The second phase, which will begin in the fall, includes the construction of an eight to 10 foot wide elevated walkway the will extend about four blocks long.
“We want Amherst Ave. to be pedestrian friendly,” McLarnon said. “Ultimately we would like to carry it down to the Washington Avenue pier.”
The promenade will also have benches, trash receptacles and Americans with Disabilities Act (ADA) access. Altogether the project will cost 1.6 million and is funded by appropriated funds from the city’s capital plan.
And while an elevated walkway is coming to the bay, some residents are pushing for a boardwalk on the beach.
“Margate is all in favor of a boardwalk, it’s just a matter of where they are,” said Glenn Klotz, director the Margate Boardwalk Committee. “We’re a boardwalk town. We’re on a boardwalk island.”
The five-person committee rolled out a petition in hopes to get 275 signatures from residents in favor of a boardwalk. He then plans to take the petition to commissioners and then, hopefully, get a referendum on the November general election ballot.
“We have a lot of people in Margate that use the Atlantic City and Ventnor boardwalks,” he said. “If they’re going to use it in Ventnor, let’s have it in Margate.”
He said a boardwalk would increase security in the city because it would provide lighting and allow police to better patrol the area. A boardwalk would also make it easier for emergency vehicles to access the beach if needed, he added.
But the city has no plans for constructing a beach boardwalk.
“We’re focusing on the bay,” McLarnon said. “The boardwalk on the beach was never part of the master plan. We have a lot of other needs to spend $30 million on than a boardwalk right now.”
Upgrades to the Ventnor pier
New bathrooms, a concession stand and a pier master’s office are coming to the Ventnor pier and plan to be completed by Memorial Day.

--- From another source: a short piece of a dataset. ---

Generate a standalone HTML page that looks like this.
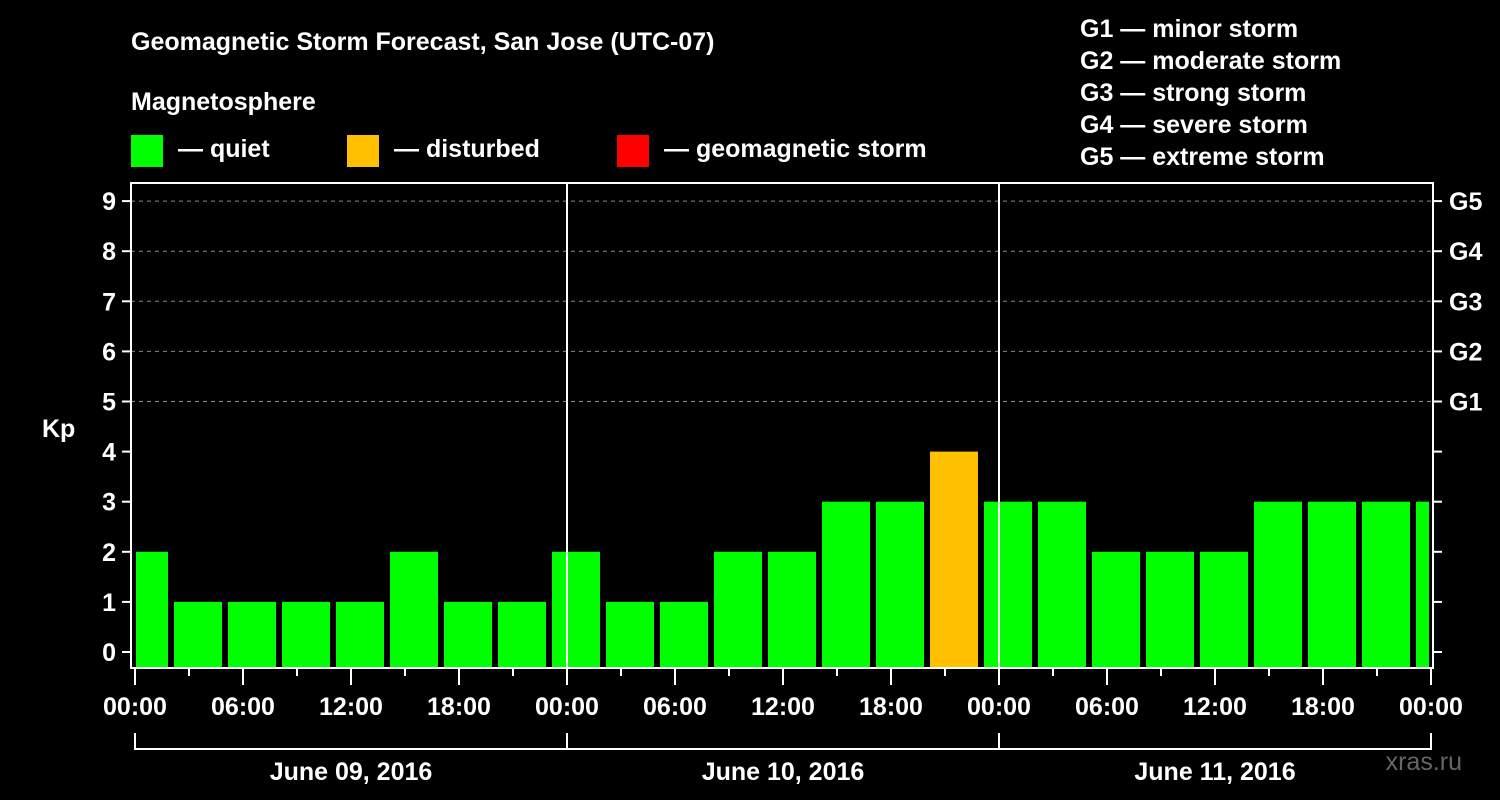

The current bathroom had a single toilet and urinal and had a 20-minute wait to use it in the summer, according to Ventnor Commissioner Lance Landgraf.

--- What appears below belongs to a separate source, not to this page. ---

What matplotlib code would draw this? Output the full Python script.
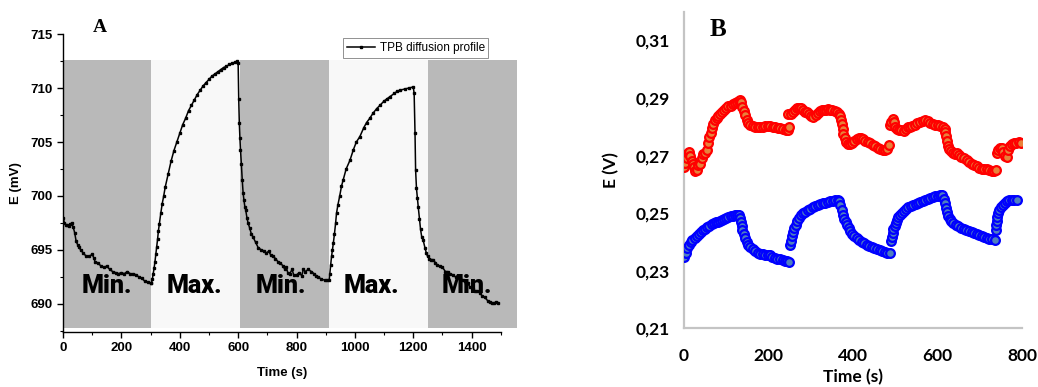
import matplotlib
matplotlib.use("Agg")
import matplotlib.pyplot as plt
from matplotlib.patches import Rectangle

# ---------------- Panel A data ----------------
a_time = [0,5,10,15,20,25,30,35,40,45,50,55,60,70,80,90,100,105,110,120,130,140,150,160,170,180,190,200,210,220,230,240,250,260,270,280,290,300,
          303,306,309,312,315,318,321,324,327,330,335,340,345,350,360,370,380,390,400,410,420,430,440,450,460,470,480,490,500,510,520,530,540,550,560,570,580,590,597,
          600,602,604,606,608,611,614,617,620,623,626,630,634,640,645,651,660,669,680,690,697,705,712,720,728,737,745,754,760,765,770,777,785,790,800,810,818,823,830,840,851,860,868,874,885,897,905,912,
          914,917,920,923,926,930,934,937,942,948,954,960,970,983,995,1005,1017,1030,1040,1051,1063,1075,1086,1100,1110,1120,1135,1145,1154,1170,1185,1200,
          1203,1206,1208,1211,1214,1217,1221,1225,1229,1234,1240,1245,1249,1255,1262,1269,1276,1283,1291,1300,1310,1318,1326,1335,1345,1352,1360,1370,1380,1387,1394,1403,1410,1420,1429,1437,1445,1455,1463,1470,1478,1485,1491]
a_E = [698.0,697.5,697.3,697.3,697.2,697.4,697.5,697.1,696.6,695.8,695.5,695.3,695.0,694.7,694.4,694.4,694.6,694.3,693.9,693.8,693.5,693.4,693.5,693.2,693.0,692.9,692.8,692.9,692.8,693.0,692.8,692.8,692.7,692.5,692.4,692.1,692.0,691.9,
       691.9,692.3,692.8,693.3,693.9,694.6,695.3,696.0,696.8,697.4,698.4,699.3,700.0,700.8,702.0,703.2,704.2,705.0,705.8,706.6,707.2,707.9,708.4,708.9,709.4,709.8,710.2,710.5,710.8,711.1,711.3,711.5,711.7,711.9,712.0,712.2,712.3,712.4,712.5,
       712.3,709.0,706.8,705.4,704.3,703.0,701.5,700.3,699.6,699.0,698.7,698.0,697.5,697.0,696.5,696.2,695.7,695.2,695.0,694.9,694.7,694.9,694.5,694.4,694.2,693.9,693.8,693.5,693.2,693.4,692.9,692.8,693.2,692.7,692.7,692.9,692.6,693.2,693.0,693.2,693.0,692.8,692.6,692.5,692.3,692.2,692.2,692.2,
       692.8,693.6,694.4,695.0,695.6,696.5,697.5,698.4,699.2,700.0,700.9,701.5,702.5,703.3,704.3,705.0,705.5,706.3,706.8,707.2,707.7,708.1,708.4,708.8,709.0,709.2,709.5,709.7,709.8,709.9,710.0,710.1,
       709.5,705.8,702.4,700.7,699.8,699.0,697.9,696.9,696.2,695.9,695.2,694.7,694.4,694.2,694.1,694.1,693.8,693.6,693.5,693.4,693.0,693.0,692.8,692.7,692.5,692.6,692.4,692.2,691.9,691.9,691.6,691.4,691.2,691.2,691.0,690.7,690.6,690.3,690.2,690.1,690.1,690.2,690.1]

phase_starts = [0, 303, 608, 912, 1249]
phase_ends = [303, 608, 912, 1249, 1555]
phase_labels = ["Min.", "Max.", "Min.", "Max.", "Min."]
phase_label_x = [150, 450, 745, 1055, 1385]
a_xticks = [0, 200, 400, 600, 800, 1000, 1200, 1400]
a_yticks = [690, 695, 700, 705, 710, 715]

# ---------------- Panel B data ----------------
blue_segments_t = [
    [0,4,8,12,16,20,25,30,35,40,45,50,55,60,65,70,75,80,85,90,95,100,105,110,115,120,125,129,132,134,136,138,141,144,148,152,156,162,168,174,180,186,192,198,203,209,215,221,227,233,239,244,249],
    [251,253,255,258,261,264,268,272,277,282,287,292,298,304,310,316,322,328,334,340,346,353,358,363,367,370,373,376,379,382,385,389,393,397,402,408,414,420,426,432,438,444,450,456,463,469,475,481,487],
    [489,491,493,495,498,501,504,507,511,515,520,525,530,536,542,548,553,558,564,570,576,582,588,594,600,606,611,614,617,619,621,624,628,632,637,643,649,655,661,667,674,680,686,692,698,704,710,716,722,728,735],
    [737,738,739,741,743,746,750,754,758,763,769,775,781,787],
]
blue_segments_E = [
    [0.2348,0.2362,0.2378,0.2390,0.2400,0.2408,0.2414,0.2422,0.2428,0.2434,0.2440,0.2446,0.2451,0.2456,0.2461,0.2465,0.2468,0.2471,0.2474,0.2477,0.2480,0.2483,0.2486,0.2489,0.2491,0.2493,0.2494,0.2492,0.2482,0.2468,0.2454,0.2440,0.2426,0.2412,0.2400,0.2390,0.2382,0.2374,0.2367,0.2362,0.2359,0.2357,0.2355,0.2354,0.2353,0.2349,0.2345,0.2342,0.2340,0.2337,0.2335,0.2333,0.2330],
    [0.2388,0.2405,0.2420,0.2435,0.2448,0.2460,0.2472,0.2483,0.2492,0.2499,0.2505,0.2511,0.2516,0.2520,0.2524,0.2528,0.2532,0.2535,0.2537,0.2539,0.2541,0.2543,0.2545,0.2546,0.2542,0.2528,0.2510,0.2494,0.2480,0.2468,0.2458,0.2447,0.2438,0.2429,0.2421,0.2413,0.2407,0.2401,0.2396,0.2391,0.2387,0.2383,0.2379,0.2375,0.2371,0.2367,0.2364,0.2362,0.2361],
    [0.2405,0.2418,0.2432,0.2444,0.2456,0.2467,0.2477,0.2486,0.2495,0.2502,0.2509,0.2515,0.2520,0.2525,0.2529,0.2532,0.2535,0.2538,0.2542,0.2546,0.2550,0.2553,0.2555,0.2558,0.2560,0.2562,0.2562,0.2550,0.2535,0.2518,0.2503,0.2490,0.2480,0.2473,0.2467,0.2460,0.2454,0.2449,0.2445,0.2441,0.2437,0.2433,0.2430,0.2427,0.2424,0.2420,0.2417,0.2414,0.2411,0.2409,0.2408],
    [0.2443,0.2458,0.2474,0.2488,0.2500,0.2512,0.2522,0.2530,0.2537,0.2541,0.2544,0.2546,0.2547,0.2547],
]
red_segments_t = [
    [0,3,6,9,12,15,18,21,24,27,30,34,38,42,46,50,54,57,60,63,66,69,73,77,81,85,90,95,100,105,110,115,120,125,129,132,135,138,141,144,148,152,157,162,168,174,180,186,192,198,204,210,216,222,228,234,240,245,249],
    [247,252,257,262,266,271,276,281,286,291,296,301,306,311,316,321,326,331,336,341,346,351,356,361,366,369,371,373,375,377,380,384,388,393,398,403,408,413,418,423,428,434,440,446,452,458,464,470,475,480,485],
    [487,490,493,496,499,503,508,513,519,524,529,534,540,546,552,558,564,570,576,582,588,594,600,606,612,616,618,620,622,624,627,631,636,641,646,651,656,662,668,674,680,686,692,698,704,710,716,722,728,734,738],
    [739,743,747,751,755,759,763,767,771,775,780,786,792,798],
]
red_segments_E = [
    [0.2659,0.2675,0.2693,0.2710,0.2714,0.2698,0.2682,0.2672,0.2659,0.2645,0.2650,0.2668,0.2672,0.2690,0.2705,0.2710,0.2718,0.2745,0.2765,0.2780,0.2795,0.2810,0.2822,0.2830,0.2838,0.2843,0.2850,0.2858,0.2866,0.2872,0.2874,0.2878,0.2882,0.2885,0.2890,0.2893,0.2885,0.2870,0.2855,0.2840,0.2822,0.2812,0.2806,0.2802,0.2800,0.2798,0.2798,0.2800,0.2802,0.2804,0.2803,0.2800,0.2798,0.2797,0.2795,0.2793,0.2790,0.2788,0.2800],
    [0.2843,0.2846,0.2850,0.2858,0.2864,0.2866,0.2864,0.2858,0.2852,0.2850,0.2846,0.2838,0.2834,0.2840,0.2848,0.2854,0.2858,0.2860,0.2860,0.2862,0.2860,0.2860,0.2856,0.2852,0.2846,0.2838,0.2825,0.2810,0.2793,0.2776,0.2760,0.2748,0.2742,0.2742,0.2745,0.2752,0.2758,0.2762,0.2760,0.2756,0.2752,0.2748,0.2744,0.2738,0.2732,0.2726,0.2722,0.2720,0.2718,0.2724,0.2738],
    [0.2808,0.2818,0.2826,0.2815,0.2800,0.2792,0.2790,0.2788,0.2787,0.2794,0.2800,0.2799,0.2803,0.2808,0.2812,0.2816,0.2820,0.2824,0.2820,0.2814,0.2810,0.2808,0.2805,0.2802,0.2798,0.2794,0.2783,0.2768,0.2752,0.2735,0.2722,0.2716,0.2710,0.2705,0.2708,0.2702,0.2696,0.2690,0.2685,0.2677,0.2672,0.2668,0.2663,0.2658,0.2655,0.2654,0.2653,0.2650,0.2648,0.2648,0.2650],
    [0.2710,0.2720,0.2728,0.2726,0.2712,0.2700,0.2695,0.2718,0.2733,0.2740,0.2744,0.2745,0.2746,0.2745],
]
b_xticks = [0, 200, 400, 600, 800]
b_yticks = [0.21, 0.23, 0.25, 0.27, 0.29, 0.31]
b_ytick_labels = ["0,21", "0,23", "0,25", "0,27", "0,29", "0,31"]

# ---------------- Figure ----------------
fig = plt.figure(figsize=(10.38, 3.87), dpi=100)
fig.patch.set_facecolor("white")

# Panel A
axA = fig.add_axes([0.0607, 0.1421, 0.4218, 0.7699])
axA.set_xlim(0, 1500)
axA.set_ylim(687.4, 715)
band_colors = ["#b9b9b9", "#f8f8f8", "#b9b9b9", "#f8f8f8", "#b9b9b9"]
for s, e, c in zip(phase_starts, phase_ends, band_colors):
    axA.add_patch(Rectangle((s, 687.8), e - s, 712.6 - 687.8, facecolor=c,
                            edgecolor="none", zorder=0, clip_on=False))
for lx, lab in zip(phase_label_x, phase_labels):
    axA.text(lx, 691.7, lab, ha="center", va="center", fontsize=18,
             fontweight="heavy", family="Roboto", color="black", zorder=5)
axA.plot(a_time, a_E, color="black", lw=1.1, marker="s", ms=2.0,
         mec="black", mfc="black", zorder=4, label="TPB diffusion profile")
for sp in ["top", "right"]:
    axA.spines[sp].set_visible(False)
axA.spines["left"].set_linewidth(1.0)
axA.spines["bottom"].set_linewidth(1.0)
axA.set_xticks(a_xticks)
axA.set_xticklabels([str(v) for v in a_xticks], fontweight="bold",
                    family="Liberation Sans", fontsize=9.5)
axA.set_yticks(a_yticks)
axA.set_yticklabels([str(v) for v in a_yticks], fontweight="bold",
                    family="Liberation Sans", fontsize=9.5)
axA.set_xticks(range(0, 1501, 100), minor=True)
axA.set_yticks([687.5 + 2.5 * i for i in range(11)], minor=True)
axA.tick_params(which="major", direction="out", length=4, width=1)
axA.tick_params(which="minor", direction="out", length=2.5, width=0.8)
axA.set_xlabel("Time (s)", fontsize=9.5, fontweight="bold", family="Liberation Sans", labelpad=9)
axA.set_ylabel("E (mV)", fontsize=9.5, fontweight="bold", family="Liberation Sans", labelpad=6)
leg = axA.legend(loc="upper right", bbox_to_anchor=(0.985, 1.005),
                 frameon=True, fancybox=False, framealpha=1, edgecolor="#808080",
                 handlelength=2.4, borderpad=0.3, handletextpad=0.4,
                 prop={"family": "Liberation Sans", "size": 8.5})
leg.get_frame().set_linewidth(0.6)
fig.text(100 / 1038, 1 - 27 / 387, "A", fontsize=14, fontweight="bold",
         family="Liberation Serif", ha="center", va="center")

# Panel B
axB = fig.add_axes([0.659, 0.1517, 0.3259, 0.8181])
axB.set_xlim(0, 800)
axB.set_ylim(0.21, 0.32)
for t, e in zip(red_segments_t, red_segments_E):
    axB.plot(t, e, linestyle="none", marker="o", ms=6.3, mec="#ff0000",
             mfc="#e8813a", mew=1.6, zorder=3)
for t, e in zip(blue_segments_t, blue_segments_E):
    axB.plot(t, e, linestyle="none", marker="o", ms=6.3, mec="#0000ff",
             mfc="#4f7fbf", mew=1.6, zorder=3)
for sp in ["top", "right"]:
    axB.spines[sp].set_visible(False)
for sp in ["left", "bottom"]:
    axB.spines[sp].set_color("#c4c4c4")
    axB.spines[sp].set_linewidth(1.6)
axB.set_xticks(b_xticks)
axB.set_xticklabels([str(v) for v in b_xticks], fontweight="bold",
                    family="Lato", fontsize=12.5)
axB.set_yticks(b_yticks)
axB.set_yticklabels(b_ytick_labels, fontweight="bold", family="Lato",
                    fontsize=12.5)
axB.tick_params(axis="y", length=0, pad=10)
axB.tick_params(axis="x", length=0, pad=14)
axB.set_xlabel("Time (s)", fontsize=12.5, fontweight="bold", family="Lato", labelpad=4)
axB.set_ylabel("E (V)", fontsize=12.5, fontweight="bold", family="Lato", labelpad=12)
fig.text(718 / 1038, 1 - 29 / 387, "B", fontsize=18, fontweight="bold",
         family="Liberation Serif", ha="center", va="center")

fig.savefig("out.png", dpi=100, facecolor="white")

“It’s basically a shed that’s been converted to bathrooms,” he said.
The city has about $1 million from an older grant to use for the pier improvements. Landgraf would not specify how much would be used for the pier.
The city plans to lease out the concession stand to a vendor. No ice cream will be sold at the stand, because it’s sold on the beach, but commissioners are considering allowing ice cream to be sold at the stand at night.
Ventnor pocket park
The city is also purchasing a parcel of land to convert it into a pocket park. The property, at 6510 Ventnor Ave., was a three-story building that was severely damaged from a fire over July 4 weekend.
Landgraf said the owner’s fire insurance only covered demolition and not enough to rebuild. He said the city was then approached by a drug and alcohol rehabilitation facility, “but we didn’t want a rehabilitation facility in our downtown. There’s one down the street,” he said.
The city is purchasing the lot for $85,000 and will eventually put in benches, lighting and shrubbery.
“A restaurant will not be able to use it for table service,” he said. “But if someone wants to grab a slice of pizza or a sandwich, they can certainly go there and have their lunch.
“We’ll create a pocket park until a better use comes up,” he added. “We’re open to suggestions for businesses.”
To design the park, Landgraf reached out to the Atlantic County Institute of Technology for student input. Students who are learning drafting and design will visit the site and then submit designs for the park. He plans to have a designed park completed by fall. Until then, the city will put benches in for summer 2020.
“It’s just a little respite,” he said. “We’re excited to create a green space.”